What lines of the data hold the string "file"? Pull each one out.

## Begin Materials provided

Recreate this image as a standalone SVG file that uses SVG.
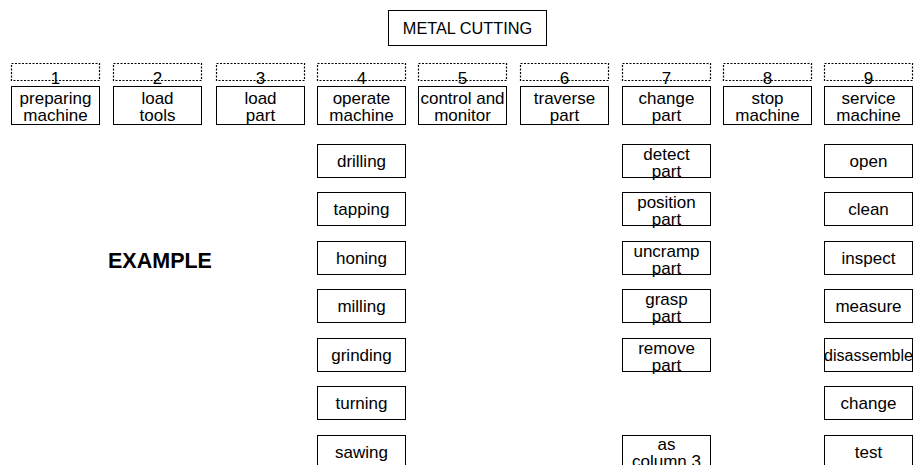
<svg xmlns="http://www.w3.org/2000/svg" width="919" height="465" viewBox="0 0 919 465">
<style>
rect.b{fill:#fff;stroke:#000;stroke-width:1}
rect.d{fill:none;stroke:#000;stroke-width:1.2;stroke-dasharray:2,1.5}
text{font-family:"Liberation Sans",Arial,sans-serif;font-size:17px;fill:#000;text-anchor:middle}
text.t{font-size:16.3px}
text.ex{font-weight:bold;font-size:21.5px}
</style>
<rect width="919" height="465" fill="#fff"/>
<g id="title"><rect class="b" x="388.5" y="10.5" width="158" height="35"/><text class="t" x="467.5" y="34">METAL CUTTING</text></g>
<g id="example"><text class="ex" x="160" y="268">EXAMPLE</text></g>

<g id="n1"><rect class="d" x="11.5" y="63.5" width="88" height="17"/><text x="55.5" y="84">1</text></g>
<g id="n2"><rect class="d" x="113.5" y="63.5" width="88" height="17"/><text x="157.5" y="84">2</text></g>
<g id="n3"><rect class="d" x="216.5" y="63.5" width="88" height="17"/><text x="260.5" y="84">3</text></g>
<g id="n4"><rect class="d" x="317.5" y="63.5" width="88" height="17"/><text x="361.5" y="84">4</text></g>
<g id="n5"><rect class="d" x="418.5" y="63.5" width="88" height="17"/><text x="462.5" y="84">5</text></g>
<g id="n6"><rect class="d" x="520.5" y="63.5" width="88" height="17"/><text x="564.5" y="84">6</text></g>
<g id="n7"><rect class="d" x="622.5" y="63.5" width="88" height="17"/><text x="666.5" y="84">7</text></g>
<g id="n8"><rect class="d" x="723.5" y="63.5" width="88" height="17"/><text x="767.5" y="84">8</text></g>
<g id="n9"><rect class="d" x="824.5" y="63.5" width="88" height="17"/><text x="868.5" y="84">9</text></g>

<g id="c1"><rect class="b" x="11.5" y="86.5" width="88" height="38"/><text x="55.5" y="104">preparing</text><text x="55.5" y="121">machine</text></g>
<g id="c2"><rect class="b" x="113.5" y="86.5" width="88" height="38"/><text x="157.5" y="104">load</text><text x="157.5" y="121">tools</text></g>
<g id="c3"><rect class="b" x="216.5" y="86.5" width="88" height="38"/><text x="260.5" y="104">load</text><text x="260.5" y="121">part</text></g>
<g id="c4"><rect class="b" x="317.5" y="86.5" width="88" height="38"/><text x="361.5" y="104">operate</text><text x="361.5" y="121">machine</text></g>
<g id="c5"><rect class="b" x="418.5" y="86.5" width="88" height="38"/><text x="462.5" y="104">control and</text><text x="462.5" y="121">monitor</text></g>
<g id="c6"><rect class="b" x="520.5" y="86.5" width="88" height="38"/><text x="564.5" y="104">traverse</text><text x="564.5" y="121">part</text></g>
<g id="c7"><rect class="b" x="622.5" y="86.5" width="88" height="38"/><text x="666.5" y="104">change</text><text x="666.5" y="121">part</text></g>
<g id="c8"><rect class="b" x="723.5" y="86.5" width="88" height="38"/><text x="767.5" y="104">stop</text><text x="767.5" y="121">machine</text></g>
<g id="c9"><rect class="b" x="824.5" y="86.5" width="88" height="38"/><text x="868.5" y="104">service</text><text x="868.5" y="121">machine</text></g>

<g id="s4-1"><rect class="b" x="317.5" y="144.5" width="88" height="33"/><text x="361.5" y="167">drilling</text></g>
<g id="s4-2"><rect class="b" x="317.5" y="192.5" width="88" height="33"/><text x="361.5" y="215">tapping</text></g>
<g id="s4-3"><rect class="b" x="317.5" y="241.5" width="88" height="33"/><text x="361.5" y="264">honing</text></g>
<g id="s4-4"><rect class="b" x="317.5" y="289.5" width="88" height="33"/><text x="361.5" y="312">milling</text></g>
<g id="s4-5"><rect class="b" x="317.5" y="338.5" width="88" height="33"/><text x="361.5" y="361">grinding</text></g>
<g id="s4-6"><rect class="b" x="317.5" y="386.5" width="88" height="33"/><text x="361.5" y="409">turning</text></g>
<g id="s4-7"><rect class="b" x="317.5" y="435.5" width="88" height="33"/><text x="361.5" y="458">sawing</text></g>

<g id="s7-1"><rect class="b" x="622.5" y="144.5" width="88" height="33"/><text x="666.5" y="160">detect</text><text x="666.5" y="177">part</text></g>
<g id="s7-2"><rect class="b" x="622.5" y="192.5" width="88" height="33"/><text x="666.5" y="208">position</text><text x="666.5" y="225">part</text></g>
<g id="s7-3"><rect class="b" x="622.5" y="241.5" width="88" height="33"/><text x="666.5" y="257">uncramp</text><text x="666.5" y="274">part</text></g>
<g id="s7-4"><rect class="b" x="622.5" y="289.5" width="88" height="33"/><text x="666.5" y="305">grasp</text><text x="666.5" y="322">part</text></g>
<g id="s7-5"><rect class="b" x="622.5" y="338.5" width="88" height="33"/><text x="666.5" y="354">remove</text><text x="666.5" y="371">part</text></g>
<g id="s7-6"><rect class="b" x="622.5" y="435.5" width="88" height="33"/><text x="666.5" y="450">as</text><text x="666.5" y="467">column 3</text></g>

<g id="s9-1"><rect class="b" x="824.5" y="144.5" width="88" height="33"/><text x="868.5" y="167">open</text></g>
<g id="s9-2"><rect class="b" x="824.5" y="192.5" width="88" height="33"/><text x="868.5" y="215">clean</text></g>
<g id="s9-3"><rect class="b" x="824.5" y="241.5" width="88" height="33"/><text x="868.5" y="264">inspect</text></g>
<g id="s9-4"><rect class="b" x="824.5" y="289.5" width="88" height="33"/><text x="868.5" y="312">measure</text></g>
<g id="s9-5"><rect class="b" x="824.5" y="338.5" width="88" height="33"/><text x="868.5" y="361" style="font-size:16px">disassemble</text></g>
<g id="s9-6"><rect class="b" x="824.5" y="386.5" width="88" height="33"/><text x="868.5" y="409">change</text></g>
<g id="s9-7"><rect class="b" x="824.5" y="435.5" width="88" height="33"/><text x="868.5" y="458">test</text></g>
</svg>
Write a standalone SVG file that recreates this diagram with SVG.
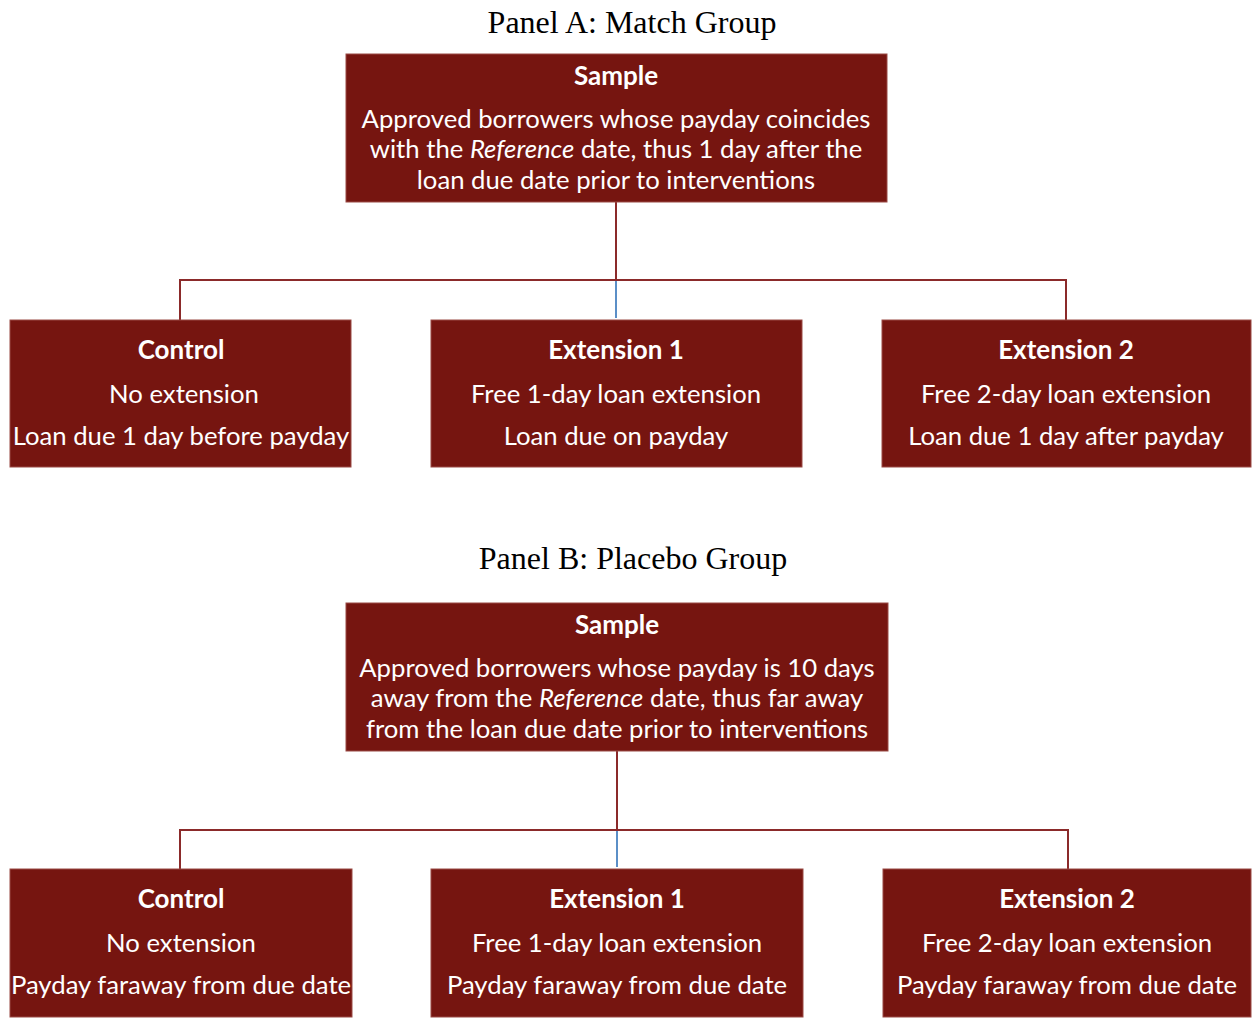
<svg xmlns="http://www.w3.org/2000/svg" width="1252" height="1024" viewBox="0 0 1252 1024">
<style>
.title{font-family:"Liberation Serif","Times New Roman",serif;font-size:32px;fill:#000;text-anchor:middle}
.box{fill:#761510;stroke:#9a4a45;stroke-width:1}
.t{font-family:Lato,"Open Sans",sans-serif;font-size:25.7px;fill:#fff;text-anchor:middle;dominant-baseline:central}
.b{font-weight:bold;font-size:26px}
.c{fill:none;stroke:#8b2a2a;stroke-width:2}
.blue{fill:none;stroke:#5b8fc7;stroke-width:2}
</style>
<rect width="1252" height="1024" fill="#fff"/>
<text class="title" x="632" y="33">Panel A: Match Group</text>
<text class="title" x="633" y="569">Panel B: Placebo Group</text>
<g id="connectors">
<path class="c" d="M616 202V280M180 320V280H1066V320"/>
<path class="blue" d="M616 281V318"/>
<path class="c" d="M617 751V830M180 869V830H1068V869"/>
<path class="blue" d="M617 831V867"/>
</g>
<g id="sampleA">
<rect class="box" x="346" y="54" width="541" height="148"/>
<text class="t b" x="616" y="75">Sample</text>
<text class="t" x="616" y="118">Approved borrowers whose payday coincides</text>
<text class="t" x="616" y="148">with the <tspan font-style="italic">Reference</tspan> date, thus 1 day after the</text>
<text class="t" x="616" y="179">loan due date prior to interventions</text>
</g>
<g id="controlA">
<rect class="box" x="10" y="320" width="341" height="147"/>
<text class="t b" x="181" y="349">Control</text>
<text class="t" x="184" y="393">No extension</text>
<text class="t" x="181" y="435">Loan due 1 day before payday</text>
</g>
<g id="ext1A">
<rect class="box" x="431" y="320" width="371" height="147"/>
<text class="t b" x="616" y="349">Extension 1</text>
<text class="t" x="616" y="393">Free 1-day loan extension</text>
<text class="t" x="616" y="435">Loan due on payday</text>
</g>
<g id="ext2A">
<rect class="box" x="882" y="320" width="369" height="147"/>
<text class="t b" x="1066" y="349">Extension 2</text>
<text class="t" x="1066" y="393">Free 2-day loan extension</text>
<text class="t" x="1066" y="435">Loan due 1 day after payday</text>
</g>
<g id="sampleB">
<rect class="box" x="346" y="603" width="542" height="148"/>
<text class="t b" x="617" y="624">Sample</text>
<text class="t" x="617" y="667">Approved borrowers whose payday is 10 days</text>
<text class="t" x="617" y="697">away from the <tspan font-style="italic">Reference</tspan> date, thus far away</text>
<text class="t" x="617" y="728">from the loan due date prior to interventions</text>
</g>
<g id="controlB">
<rect class="box" x="10" y="869" width="342" height="148"/>
<text class="t b" x="181" y="898">Control</text>
<text class="t" x="181" y="942">No extension</text>
<text class="t" x="181" y="984">Payday faraway from due date</text>
</g>
<g id="ext1B">
<rect class="box" x="431" y="869" width="372" height="148"/>
<text class="t b" x="617" y="898">Extension 1</text>
<text class="t" x="617" y="942">Free 1-day loan extension</text>
<text class="t" x="617" y="984">Payday faraway from due date</text>
</g>
<g id="ext2B">
<rect class="box" x="883" y="869" width="368" height="148"/>
<text class="t b" x="1067" y="898">Extension 2</text>
<text class="t" x="1067" y="942">Free 2-day loan extension</text>
<text class="t" x="1067" y="984">Payday faraway from due date</text>
</g>
</svg>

## End Materials provided

Exercise answer:
Recreate this image as a standalone SVG file that uses SVG.
Write a standalone SVG file that recreates this diagram with SVG.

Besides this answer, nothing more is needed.